Face à la douleur chronique, le corps médical agit encore trop souvent par une réponse curative, très centrée sur les médicaments, explique le Dr Anne Berquin, chef de clinique à Saint-Luc (UCL, Bruxelles). Or il importe d'aider le patient à donner du sens à sa douleur dans le contexte socio-professionnel du moment, dans sa trajectoire de vie personnelle, notamment par rapport à diverses formes de stress. Ses attitudes et ses croyances envers la douleur ont leur importance, mais sans négliger aucunement la dimension biologique et neurologique. La première chose qu'il doit accepter, c'est qu'il n'existe quasiment jamais de solution miracle à son mal. Il doit d'abord réaliser qu'il doit ‘vivre avec’. Mais comment? Et avec quelles stratégies pour maximaliser son confort?
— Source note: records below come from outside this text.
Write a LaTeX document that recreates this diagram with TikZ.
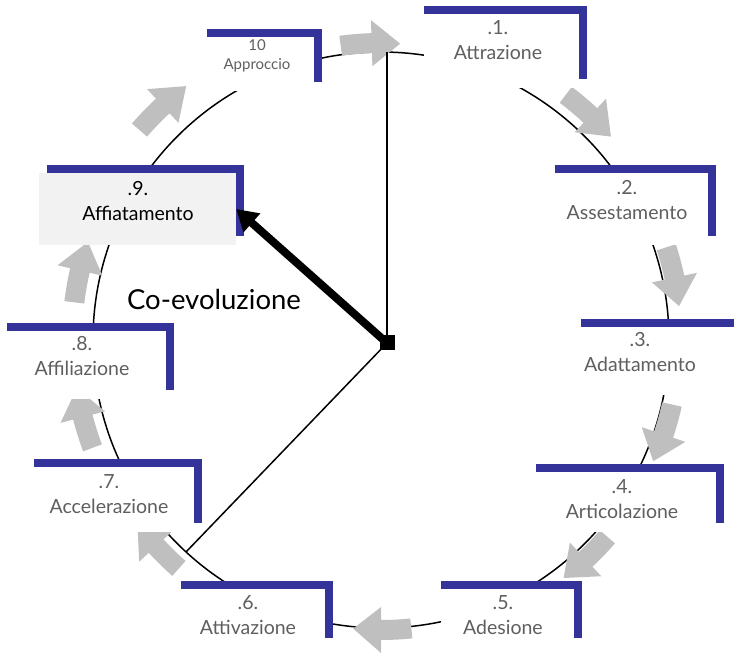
\documentclass[tikz,border=0pt]{standalone}
\usepackage{fontspec}
\setmainfont{Lato}
\usetikzlibrary{arrows.meta}

\definecolor{barblue}{HTML}{333399}
\definecolor{turngrey}{HTML}{BFBFBF}
\definecolor{panelgrey}{HTML}{F2F2F2}
\definecolor{txtgrey}{HTML}{5F5F5F}

\begin{document}
\begin{tikzpicture}[x=1pt,y=1pt,
    ring/.style={line width=1.5pt},
    spoke/.style={line width=1.5pt},
    bar/.style={draw=barblue,line width=8pt},
    turn/.style={fill=turngrey},
    lbl/.style={align=center,text=txtgrey,font=\fontsize{19.5}{25}\selectfont},
    lblsmall/.style={lbl,font=\fontsize{15}{19}\selectfont},
    hub/.style={fill=black,minimum size=15pt,inner sep=0pt},
    panel/.style={fill=panelgrey,minimum width=197pt,minimum height=72pt,inner sep=0pt},
    bigarrow/.style={line width=8pt,-{Triangle[length=21pt,width=24pt]}}]

    \useasboundingbox (0,0) rectangle (734,656);

    % Ring of the cycle
    \coordinate (c) at (381,316);
    \draw[ring] (c) circle[radius=288];

    % Grey turning arrows along the ring (centre angle / radius)
    \begin{scope}[shift={(c)}]
        \foreach \a/\r in {92.3/297, 47.5/307, 12.5/300, -18/298, -46.5/300,
                           -89.5/290, -137/305, -165/308, 167.5/309, 133.5/320} {
            \pgfmathsetmacro\as{\a+5.5}
            \pgfmathsetmacro\ab{\a-0.5}
            \pgfmathsetmacro\at{\a-6}
            \fill[turn] (\as:\r-10) arc[start angle=\as, end angle=\ab, radius=\r-10]
                -- (\ab:\r-23) -- (\at:\r) -- (\ab:\r+23) -- (\ab:\r+10)
                arc[start angle=\ab, end angle=\as, radius=\r+10] -- cycle;
        }
    \end{scope}

    % Spokes from the hub
    \node[hub] (hub) at (387,313) {};
    \coordinate (top) at (387,604);
    \coordinate (low) at (186,104);
    \draw[spoke] (hub.center) -- (top);
    \draw[spoke] (hub.center) -- (low);

    % Stage boxes: white ground, blue corner bar, label
    \foreach \k/\xl/\xr/\yt/\yb/\tx/\ty/\txt in {
        1/424/587/650/577/498/616/{.1.\\Attrazione},
        2/555/716/491/420/627/456/{.2.\\Assestamento},
        3/581/742/337/270/640/304/{.3.\\Adattamento},
        4/536/724/192/133/622/157/{.4.\\Articolazione},
        5/441/582/75/18/503/41/{.5.\\Adesione},
        6/181/333/75/18/248/41/{.6.\\Attivazione},
        7/34/202/197/133/109/162/{.7.\\Accelerazione},
        8/7/174/333/266/82/300/{.8.\\Affiliazione}} {
        \fill[white] (\xl,\yt) rectangle (\xr,\yb-9);
        \draw[bar] (\xl,\yt-4) -| (\xr-4,\yb);
        \node[lbl] (t\k) at (\tx,\ty) {\txt};
    }

    % Box 10, smaller text
    \fill[white] (207,627) rectangle (322,565);
    \draw[bar] (207,623) -| (318,574);
    \node[lblsmall] (t10) at (257,600) {10\\Approccio};

    % Box 9, highlighted
    \node[panel] (p9) at (137.5,447) {};
    \draw[bar] (47,487) -| (240,420);
    \node[lbl,text=black] (t9) at (138,455) {.9.\\Affiatamento};

    % Co-evolution arrow
    \draw[bigarrow] (hub.center) -- (p9.east);
    \node[hub] at (hub) {};
    \node[font=\fontsize{27.5}{32}\selectfont] (coev) at (214,357) {Co-evoluzione};

\end{tikzpicture}
\end{document}
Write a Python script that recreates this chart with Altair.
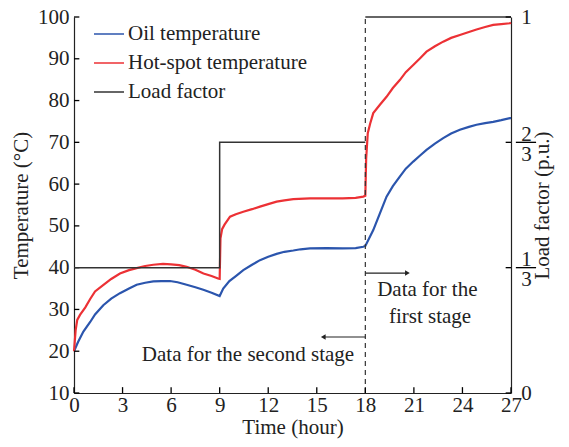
import altair as alt
import pandas as pd

# ---- data ----
oil_time = [0, 0.25, 0.58, 1.0, 1.3, 1.81, 2.3, 2.84, 3.4, 3.87, 4.4, 4.9, 5.4, 5.93,
            6.4, 6.96, 7.5, 7.99, 8.5, 9.0, 9.22, 9.6, 10.0, 10.46, 11.0, 11.49, 12.0,
            12.52, 13.0, 13.55, 14.0, 14.58, 15.6, 16.6, 17.4, 17.87, 18.0, 18.49, 18.9,
            19.31, 19.7, 20.13, 20.5, 20.96, 21.4, 21.78, 22.3, 22.81, 23.3, 23.84, 24.4,
            24.87, 25.4, 25.9, 26.4, 26.93, 27.0]
oil_temp = [20.0, 22.2, 24.7, 27.0, 28.8, 31.0, 32.6, 33.9, 35.0, 35.9, 36.4, 36.7, 36.8, 36.8,
            36.5, 35.9, 35.3, 34.7, 34.0, 33.2, 35.0, 36.8, 38.0, 39.4, 40.7, 41.8, 42.6,
            43.3, 43.8, 44.1, 44.4, 44.6, 44.7, 44.6, 44.7, 45.0, 45.2, 49.0, 53.0,
            57.0, 59.5, 61.8, 63.7, 65.4, 66.9, 68.2, 69.7, 71.0, 72.1, 73.0, 73.7,
            74.2, 74.6, 74.9, 75.3, 75.8, 75.8]

hot_time = [0, 0.1, 0.2, 0.37, 0.7, 1.0, 1.3, 1.8, 2.3, 2.84, 3.4, 3.87, 4.4, 4.9, 5.5,
            6.0, 6.5, 6.96, 7.5, 8.0, 8.5, 8.9, 9.0, 9.05, 9.15, 9.3, 9.64, 10.0, 10.46,
            11.0, 11.49, 12.0, 12.52, 13.0, 13.55, 14.58, 15.6, 16.6, 17.4, 17.87, 18.0,
            18.05, 18.15, 18.3, 18.49, 18.9, 19.31, 19.7, 20.13, 20.5, 20.96, 21.4, 21.78,
            22.3, 22.81, 23.3, 23.84, 24.4, 24.87, 25.4, 25.9, 26.4, 26.93, 27.0]
hot_temp = [20.0, 25.0, 27.5, 28.7, 30.5, 32.5, 34.3, 35.8, 37.3, 38.6, 39.4, 39.9, 40.4, 40.7, 40.9,
            40.8, 40.6, 40.2, 39.5, 38.6, 38.0, 37.4, 37.3, 47.0, 49.2, 50.3, 52.2, 52.8, 53.4,
            54.0, 54.6, 55.2, 55.8, 56.1, 56.4, 56.6, 56.6, 56.6, 56.7, 57.0, 57.2,
            66.0, 72.2, 74.5, 77.0, 79.0, 80.9, 83.0, 84.9, 86.8, 88.5, 90.2, 91.7,
            93.0, 94.1, 95.0, 95.7, 96.4, 97.0, 97.6, 98.1, 98.3, 98.5, 98.6]

load_time = [0, 9, 9, 18, 18, 27]
load_value = [1 / 3, 1 / 3, 2 / 3, 2 / 3, 1, 1]
load_seg = [0, 0, 0, 0, 1, 1]

series_names = ["Oil temperature", "Hot-spot temperature", "Load factor"]
series_colors = ["#2b55ad", "#ec3135", "#333333"]

x_ticks = [0, 3, 6, 9, 12, 15, 18, 21, 24, 27]
y_ticks = [10, 20, 30, 40, 50, 60, 70, 80, 90, 100]
load_ticks = [0, 1 / 3, 2 / 3, 1]
fraction_ticks = [1 / 3, 2 / 3]

split_time = [18]
arrow_start = [18, 18]
arrow_end = [20.6, 15.4]
arrow_y = [38.7, 23.4]
arrow_shape = ["triangle-right", "triangle-left"]

ann_text = ["Data for the", "first stage", "Data for the second stage"]
ann_x = [21.83, 22.0, 10.75]
ann_y = [34.7, 28.2, 19.1]

FONT = "Liberation Serif"
INK = "#222222"

# ---- tables ----
temp_df = pd.DataFrame({
    "t": oil_time + hot_time,
    "T": oil_temp + hot_temp,
    "series": [series_names[0]] * len(oil_time) + [series_names[1]] * len(hot_time),
})
load_df = pd.DataFrame({
    "t": load_time, "L": load_value, "seg": load_seg,
    "i": list(range(len(load_time))), "series": series_names[2],
})
arrow_df = pd.DataFrame({"x": arrow_start, "x2": arrow_end, "y": arrow_y, "shape": arrow_shape})
ann_df = pd.DataFrame({"text": ann_text, "x": ann_x, "y": ann_y})
xt_df = pd.DataFrame({"v": x_ticks, "lo": 10.0, "hi": 11.4})
yt_df = pd.DataFrame({"v": y_ticks, "lo": 0.0, "hi": 0.33})
rt_df = pd.DataFrame({"v": load_ticks, "lo": 26.67, "hi": 27.0})
fb_df = pd.DataFrame({"v": fraction_ticks, "lo": 27.3, "hi": 28.55})

xscale = alt.Scale(domain=[0, 27], nice=False)
tscale = alt.Scale(domain=[10, 100], nice=False)
lscale = alt.Scale(domain=[0, 1], nice=False)
cscale = alt.Scale(domain=series_names, range=series_colors)

x_enc = alt.X("t:Q", scale=xscale,
              axis=alt.Axis(values=x_ticks, title="Time (hour)", tickSize=0,
                            labelFlush=False, labelPadding=1, titlePadding=1))

temp_lines = alt.Chart(temp_df).mark_line(strokeWidth=2.2).encode(
    x=x_enc,
    y=alt.Y("T:Q", scale=tscale,
            axis=alt.Axis(values=y_ticks, title="Temperature (°C)", tickSize=0,
                          labelPadding=5, titlePadding=6)),
    color=alt.Color("series:N", scale=cscale,
                    legend=alt.Legend(orient="none", legendX=19, legendY=1, title=None,
                                      symbolType="stroke", symbolSize=900,
                                      symbolStrokeWidth=1.5, labelOffset=3,
                                      labelFontSize=21, labelFont=FONT, labelColor=INK,
                                      labelLimit=400, rowPadding=3, padding=0)),
    detail="series:N",
)

dash_rule = alt.Chart(pd.DataFrame({"x": split_time})).mark_rule(
    color="#333333", strokeDash=[5, 4], strokeWidth=1.2).encode(
    x=alt.X("x:Q", scale=xscale), y=alt.datum(10), y2=alt.datum(100))

arrows = alt.Chart(arrow_df).mark_rule(color="#222222", strokeWidth=1.2).encode(
    x=alt.X("x:Q", scale=xscale), x2="x2:Q", y=alt.Y("y:Q", scale=tscale))
heads = alt.Chart(arrow_df).mark_point(filled=True, size=30, color="#222222", opacity=1).encode(
    x=alt.X("x2:Q", scale=xscale), y=alt.Y("y:Q", scale=tscale),
    shape=alt.Shape("shape:N", scale=None))

anns = alt.Chart(ann_df).mark_text(font=FONT, fontSize=21, color=INK, align="center",
                                   baseline="middle").encode(
    x=alt.X("x:Q", scale=xscale), y=alt.Y("y:Q", scale=tscale), text="text:N")

# inward tick marks (short rules in data units)
xtick_layer = alt.Chart(xt_df).mark_rule(strokeWidth=1.3, color="#000000").encode(
    x=alt.X("v:Q", scale=xscale), y=alt.Y("lo:Q", scale=tscale), y2="hi:Q")
ytick_layer = alt.Chart(yt_df).mark_rule(strokeWidth=1.3, color="#000000").encode(
    y=alt.Y("v:Q", scale=tscale), x=alt.X("lo:Q", scale=xscale), x2="hi:Q")

temp_group = alt.layer(temp_lines, dash_rule, arrows, heads, anns, xtick_layer, ytick_layer)

label_expr = ("datum.value < 0.01 ? '0' : datum.value > 0.99 ? '1' : "
              "datum.value < 0.5 ? ['1', '3'] : ['2', '3']")

load_line = alt.Chart(load_df).mark_line(strokeWidth=1.5).encode(
    x=alt.X("t:Q", scale=xscale),
    y=alt.Y("L:Q", scale=lscale,
            axis=alt.Axis(orient="right", values=load_ticks, labelExpr=label_expr,
                          title="Load factor (p.u.)", titleAngle=270, tickSize=0,
                          labelAlign="center", labelPadding=15, labelLineHeight=20,
                          labelOffset={"condition": {"test": "datum.value > 0.01 && datum.value < 0.99",
                                                     "value": -8},
                                       "value": 0},
                          titlePadding=21)),
    color=alt.Color("series:N", scale=cscale),
    detail="seg:N",
    order="i:Q",
)
rtick_layer = alt.Chart(rt_df).mark_rule(strokeWidth=1.3, color="#000000").encode(
    y=alt.Y("v:Q", scale=lscale), x=alt.X("lo:Q", scale=xscale), x2="hi:Q")
# fraction bars of the 1/3 and 2/3 labels
frac_bars = alt.Chart(fb_df).mark_rule(strokeWidth=1.3, color="#000000").encode(
    y=alt.Y("v:Q", scale=lscale), x=alt.X("lo:Q", scale=xscale), x2="hi:Q")

load_group = alt.layer(load_line, rtick_layer, frac_bars)

chart = alt.layer(temp_group, load_group).resolve_scale(y="independent").properties(
    width=437, height=376,
    padding={"left": 66, "top": 9, "right": 50, "bottom": 46},
    autosize=alt.AutoSizeParams(type="none"),
).configure_view(stroke=None).configure_axis(
    grid=False, domainColor=INK, domainWidth=1.2, labelFont=FONT, titleFont=FONT,
    labelFontSize=21, titleFontSize=21, titleFontWeight="normal",
    labelColor=INK, titleColor=INK,
)

chart.save("out.html", embed_options={"renderer": "svg", "actions": False})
C'est précisément ce que nous tentons de définir avec lui dans cette approche transdisciplinaire au cas par cas”.

L'algologie, trop méconnue

La réforme adoptée l'été dernier a par ailleurs abouti à l'installation, dans chaque hôpital du pays, d'une équipe algologique elle aussi multidisciplinaire. Son rôle : aider les équipes de soins de l'hôpital, notamment par la sensibilisation, à détecter les problèmes de douleur dès qu'ils se font jour, c'est-à-dire avant toute installation dans la durée. Ces équipes, plus légères mais dorénavant subventionnées en fonction du nombre de lits dans l'hôpital, devront nouer des collaborations avec les Centres multidisciplinaires.

Soutenu de longue date par le monde mutualiste, l'ensemble de cette réforme est une avancée très significative pour les patients, souligne Jacques Boly, membre de la direction médicale à la Mutualité chrétienne, il reste à espérer que la constitution des équipes – notamment le recrutement de psychologues motivés par cette approche, plus difficiles à trouver – pourra se finaliser au plus vite. Surtout, il importe de donner suite à d'autres recommandations émises par le secteur il y a quelques années. Parmi celles-ci, la nécessité impérieuse d'une sensibilisation de la médecine de première ligne à la douleur chronique : l'approche biopsychosociale doit démarrer dès le stade de la consultation du médecin spécialiste et, surtout, du généraliste”.

Jeunes médecins : une révolution ?

Autre nécessité : multiplier et harmoniser les offres de formation en algologie, tant pour les médecins que pour les autres intervenants. “L'algologie est encore cantonnée dans un statut de sous-spécialité de la médecine et n'est pas reconnue officiellement, déplore Anne Berquin. On assiste pourtant, depuis peu de temps, à des frémissements intéressants. On voit, par exemple, de jeunes médecins en formation s'indigner devant l'attitude de leur maître de stage, empreinte de paternalisme ou d'un refus de dialoguer avec leur patient. Cette jeune génération est capable d'entendre comment le patient vit en profondeur ses symptômes. Ces étudiants refusent la vieille dichotomie entre symptômes physiques et psychologiques. Ils ne doutent plus que leurs malades ont réellement mal, même si aucune radio ni aucun scanner ne peut confirmer l'existence d'un problème.” Avec d'autres, le Dr Berquin milite en faveur d'une formation spécifique à la douleur chronique dès la première année de master en médecine.

Reste, évidemment, la question clef du financement de la prise en charge générale de ce type de douleurs. Les consultations médicales ne sont rémunérées qu'au tarif d'une simple consultation, alors qu'elles durent entre 45 et 60 minutes. Lorsqu'elles se prolongent en dehors des centres, les séances de traitement psychothérapeutique ou d'hypnose (parmi d'autres techniques, plus légères, aidant à “s'extraire” de la douleur) restent à supporter en bonne partie par le patient. “Il est indispensable de mieux valoriser financièrement l'approche biopsychosociale, commente le Dr Berquin. Evidemment, cela peut être considéré comme ouvrir la boîte de Pandore. Car cette prise en charge globale de la personne va à contrecourant de la médecine classique, davantage centrée sur la ‘pièce défaillante à réparer ou à remplacer’. Plus difficile à mettre en place, cette médecine holistique n'en est pas moins infiniment plus riche. Pour le patient, mais aussi pour le praticien”.

//PHILIPPE LAMOTTE

(1) La douleur chronique est considérée en algologie comme une maladie à part entière.